> **Raw data**
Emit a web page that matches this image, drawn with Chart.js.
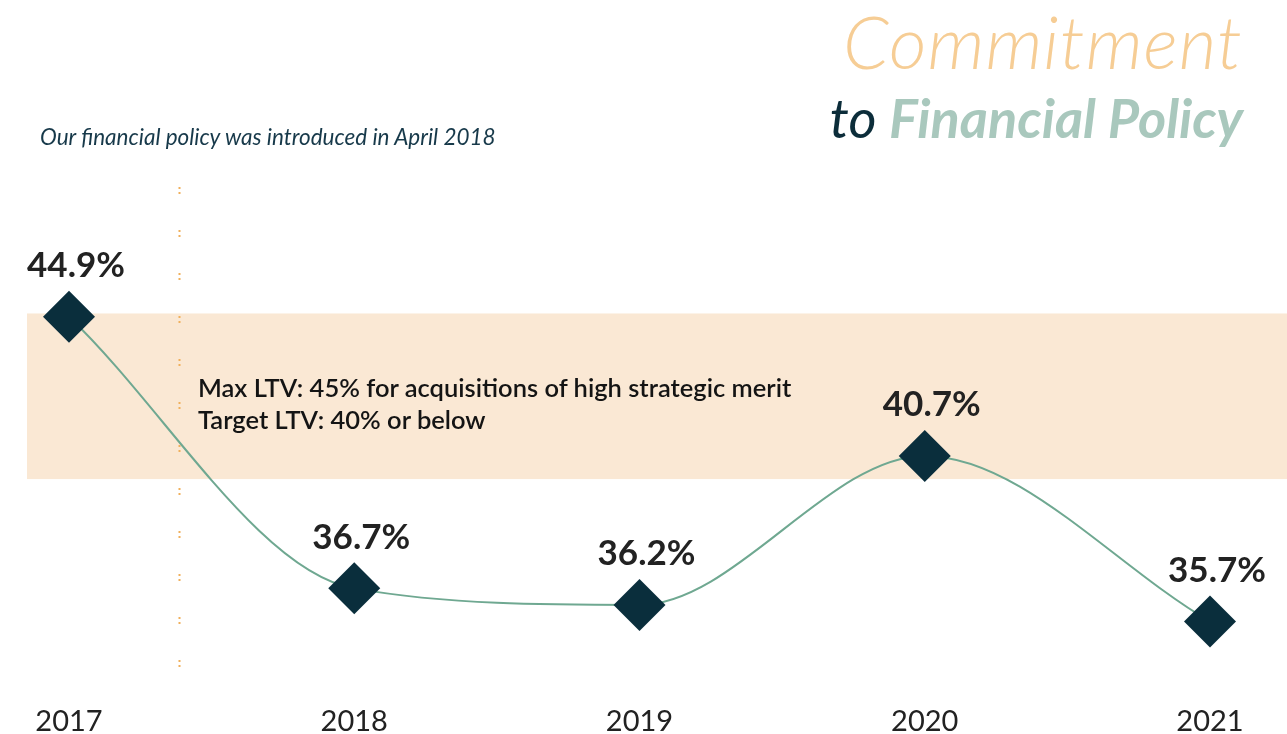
<!DOCTYPE html>
<html>
<head>
<meta charset="utf-8">
<script src="https://cdn.jsdelivr.net/npm/chart.js@4"></script>
<style>
  html, body { margin: 0; padding: 0; background: #fff; }
  #wrap { position: relative; width: 1287px; height: 734px; overflow: hidden; }
  #ltv { position: absolute; left: 0; top: 0; }
  .title1 { position: absolute; right: 44px; top: -2px; font-family: Lato, "Open Sans", sans-serif; font-style: italic; font-weight: 300; font-size: 73px; color: #f6cd95; letter-spacing: 1px; line-height: 86px; }
  .title2 { position: absolute; right: 44px; top: 86px; font-family: Lato, "Open Sans", sans-serif; font-style: italic; font-size: 54px; line-height: 64px; }
  .title2 .to { color: #0c2d3a; font-weight: 400; }
  .title2 .fp { color: #a9c8bd; font-weight: 700; }
  .sub { position: absolute; left: 40px; top: 122px; font-family: Lato, "Open Sans", sans-serif; font-style: italic; font-size: 22.5px; color: #17394a; line-height: 30px; }
  .note { position: absolute; left: 198px; top: 371px; font-family: Lato, "Open Sans", sans-serif; font-weight: 600; font-size: 25.5px; color: #141414; line-height: 32px; }
</style>
</head>
<body>
<div id="wrap">
  <canvas id="ltv" width="1287" height="734"></canvas>
  <div class="title1">Commitment</div>
  <div class="title2"><span class="to">to </span><span class="fp">Financial Policy</span></div>
  <div class="sub">Our financial policy was introduced in April 2018</div>
  <div class="note">Max LTV: 45% for acquisitions of high strategic merit<br>Target LTV: 40% or below</div>
</div>
<script>
// LTV ratio by fiscal year
var years = ['2017', '2018', '2019', '2020', '2021'];
var ltvValues = [44.9, 36.7, 36.2, 40.7, 35.7];
var ltvLabels = ['44.9%', '36.7%', '36.2%', '40.7%', '35.7%'];
// policy band (target 40% .. max 45%)
var bandMin = 40;
var bandMax = 45;
// policy introduced in April 2018 (position between 2017 and 2018)
var policyIntro = 0.385;

var bandPlugin = {
    id: 'band',
    beforeDatasetsDraw: function (chart) {
        var ctx = chart.ctx;
        var y = chart.scales.y;
        var x = chart.scales.x;
        var top = y.getPixelForValue(bandMax);
        var bottom = y.getPixelForValue(bandMin);
        ctx.save();
        ctx.fillStyle = '#fae8d4';
        ctx.fillRect(27, top, chart.width - 27, bottom - top);

        // dotted marker for policy introduction
        var px = Math.round(x.getPixelForValue(policyIntro)) + 0.5;
        ctx.strokeStyle = '#f0b05c';
        ctx.lineWidth = 2;
        ctx.setLineDash([2, 3, 2, 36]);
        ctx.beginPath();
        ctx.moveTo(px, chart.chartArea.top + 6);
        ctx.lineTo(px, chart.chartArea.bottom - 12);
        ctx.stroke();
        ctx.restore();
    }
};

var labelPlugin = {
    id: 'valueLabels',
    afterDatasetsDraw: function (chart) {
        var ctx = chart.ctx;
        var meta = chart.getDatasetMeta(0);
        ctx.save();
        ctx.font = 'bold 35px Lato, "Open Sans", sans-serif';
        ctx.fillStyle = '#222222';
        ctx.textAlign = 'center';
        ctx.textBaseline = 'middle';
        meta.data.forEach(function (pt, i) {
            ctx.fillText(ltvLabels[i], pt.x + 7, pt.y - 51);
        });
        ctx.restore();
    }
};

var ctx = document.getElementById('ltv').getContext('2d');
var ltvChart = new Chart(ctx, {
    type: 'line',
    data: {
        labels: years,
        datasets: [{
            data: ltvValues,
            borderColor: '#6fa891',
            borderWidth: 2,
            cubicInterpolationMode: 'monotone',
            pointStyle: 'rectRot',
            pointRadius: 26,
            pointHoverRadius: 26,
            pointBackgroundColor: '#0a2e3c',
            pointBorderColor: '#0a2e3c',
            pointBorderWidth: 0,
            clip: false,
            fill: false
        }]
    },
    options: {
        responsive: false,
        animation: false,
        layout: {
            padding: { left: 69, right: 77, top: 181, bottom: -13 }
        },
        plugins: {
            legend: { display: false },
            tooltip: { enabled: false }
        },
        scales: {
            x: {
                offset: false,
                border: { display: false },
                grid: { display: false, drawTicks: false },
                ticks: {
                    padding: 11,
                    color: '#222222',
                    font: { family: 'Lato, sans-serif', size: 29, lineHeight: 1 }
                }
            },
            y: {
                display: false,
                min: 33.45,
                max: 49
            }
        }
    },
    plugins: [bandPlugin, labelPlugin]
});
</script>
</body>
</html>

> **What the exercise asks**
Return the material exactly as given, apart from the pictures.

> **Solution to this exercise**
Emit a web page that matches this image, drawn with Chart.js.
<!DOCTYPE html>
<html>
<head>
<meta charset="utf-8">
<script src="https://cdn.jsdelivr.net/npm/chart.js@4"></script>
<style>
  html, body { margin: 0; padding: 0; background: #fff; }
  #wrap { position: relative; width: 1287px; height: 734px; overflow: hidden; }
  #ltv { position: absolute; left: 0; top: 0; }
  .title1 { position: absolute; right: 44px; top: -2px; font-family: Lato, "Open Sans", sans-serif; font-style: italic; font-weight: 300; font-size: 73px; color: #f6cd95; letter-spacing: 1px; line-height: 86px; }
  .title2 { position: absolute; right: 44px; top: 86px; font-family: Lato, "Open Sans", sans-serif; font-style: italic; font-size: 54px; line-height: 64px; }
  .title2 .to { color: #0c2d3a; font-weight: 400; }
  .title2 .fp { color: #a9c8bd; font-weight: 700; }
  .sub { position: absolute; left: 40px; top: 122px; font-family: Lato, "Open Sans", sans-serif; font-style: italic; font-size: 22.5px; color: #17394a; line-height: 30px; }
  .note { position: absolute; left: 198px; top: 371px; font-family: Lato, "Open Sans", sans-serif; font-weight: 600; font-size: 25.5px; color: #141414; line-height: 32px; }
</style>
</head>
<body>
<div id="wrap">
  <canvas id="ltv" width="1287" height="734"></canvas>
  <div class="title1">Commitment</div>
  <div class="title2"><span class="to">to </span><span class="fp">Financial Policy</span></div>
  <div class="sub">Our financial policy was introduced in April 2018</div>
  <div class="note">Max LTV: 45% for acquisitions of high strategic merit<br>Target LTV: 40% or below</div>
</div>
<script>
// LTV ratio by fiscal year
var years = ['2017', '2018', '2019', '2020', '2021'];
var ltvValues = [44.9, 36.7, 36.2, 40.7, 35.7];
var ltvLabels = ['44.9%', '36.7%', '36.2%', '40.7%', '35.7%'];
// policy band (target 40% .. max 45%)
var bandMin = 40;
var bandMax = 45;
// policy introduced in April 2018 (position between 2017 and 2018)
var policyIntro = 0.385;

var bandPlugin = {
    id: 'band',
    beforeDatasetsDraw: function (chart) {
        var ctx = chart.ctx;
        var y = chart.scales.y;
        var x = chart.scales.x;
        var top = y.getPixelForValue(bandMax);
        var bottom = y.getPixelForValue(bandMin);
        ctx.save();
        ctx.fillStyle = '#fae8d4';
        ctx.fillRect(27, top, chart.width - 27, bottom - top);

        // dotted marker for policy introduction
        var px = Math.round(x.getPixelForValue(policyIntro)) + 0.5;
        ctx.strokeStyle = '#f0b05c';
        ctx.lineWidth = 2;
        ctx.setLineDash([2, 3, 2, 36]);
        ctx.beginPath();
        ctx.moveTo(px, chart.chartArea.top + 6);
        ctx.lineTo(px, chart.chartArea.bottom - 12);
        ctx.stroke();
        ctx.restore();
    }
};

var labelPlugin = {
    id: 'valueLabels',
    afterDatasetsDraw: function (chart) {
        var ctx = chart.ctx;
        var meta = chart.getDatasetMeta(0);
        ctx.save();
        ctx.font = 'bold 35px Lato, "Open Sans", sans-serif';
        ctx.fillStyle = '#222222';
        ctx.textAlign = 'center';
        ctx.textBaseline = 'middle';
        meta.data.forEach(function (pt, i) {
            ctx.fillText(ltvLabels[i], pt.x + 7, pt.y - 51);
        });
        ctx.restore();
    }
};

var ctx = document.getElementById('ltv').getContext('2d');
var ltvChart = new Chart(ctx, {
    type: 'line',
    data: {
        labels: years,
        datasets: [{
            data: ltvValues,
            borderColor: '#6fa891',
            borderWidth: 2,
            cubicInterpolationMode: 'monotone',
            pointStyle: 'rectRot',
            pointRadius: 26,
            pointHoverRadius: 26,
            pointBackgroundColor: '#0a2e3c',
            pointBorderColor: '#0a2e3c',
            pointBorderWidth: 0,
            clip: false,
            fill: false
        }]
    },
    options: {
        responsive: false,
        animation: false,
        layout: {
            padding: { left: 69, right: 77, top: 181, bottom: -13 }
        },
        plugins: {
            legend: { display: false },
            tooltip: { enabled: false }
        },
        scales: {
            x: {
                offset: false,
                border: { display: false },
                grid: { display: false, drawTicks: false },
                ticks: {
                    padding: 11,
                    color: '#222222',
                    font: { family: 'Lato, sans-serif', size: 29, lineHeight: 1 }
                }
            },
            y: {
                display: false,
                min: 33.45,
                max: 49
            }
        }
    },
    plugins: [bandPlugin, labelPlugin]
});
</script>
</body>
</html>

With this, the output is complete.